Joseph E. Stiglitz was born in Gary, Indiana in 1943. A graduate of Amherst College, he received his PHD from MIT in 1967, became a full professor at Yale in 1970, and in 1979 was awarded the John Bates Clark Award, given biennially by the American Economic Association to the economist under 40 who has made the most significant contribution to the field. He has taught at Princeton, Stanford, MIT and was the Drummond Professor and a fellow of All Souls College, Oxford. Stiglitz served on President Clinton’s economic team as a member and then chairman of the U.S. Council of Economic Advisors in the mid-1990s and then joined the World Bank as chief economist and senior vice president.

In 2001, he was awarded the Nobel Prize for Economics for his analyses of markets with asymmetric information, and he was a lead author of the 1995 Report of the Intergovernmental Panel on Climate Change, which shared the 2007 Nobel Peace Prize.

He is now University Professor at Columbia University in New York and Co-Chair of Columbia University’s Committee on Global Thought. He is also the co-founder and Co-President of the Initiative for Policy Dialogue at Columbia. In 2011, Time named him one of the world’s 100 most influential people. In 2012, he was awarded the French Legion of Honor, with the rank of Officier.

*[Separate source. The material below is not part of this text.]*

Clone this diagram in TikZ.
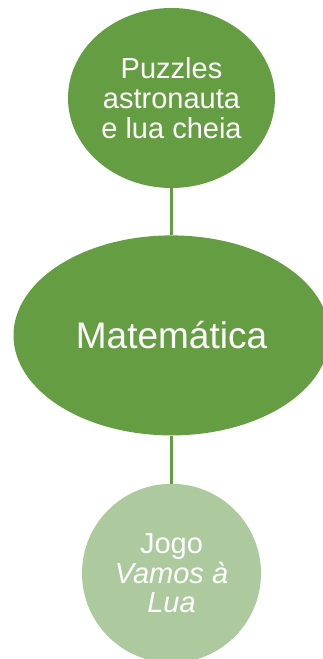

Stiglitz helped create a new branch of economics, “The Economics of Information,” exploring the consequences of information asymmetries and pioneering such pivotal concepts as adverse selection and moral hazard, which have now become standard tools not only of theorists, but of policy analysts. He has made major contributions to macroeconomics and monetary theory, to development economics and trade theory, to public and corporate finance, to the theories of industrial organization and rural organization, and to the theories of welfare economics and of income and wealth distribution. In the 1980s, he helped revive interest in the economics of R&D.
His work has helped explain the circumstances in which markets do not work well, and how selective government intervention can improve their performance.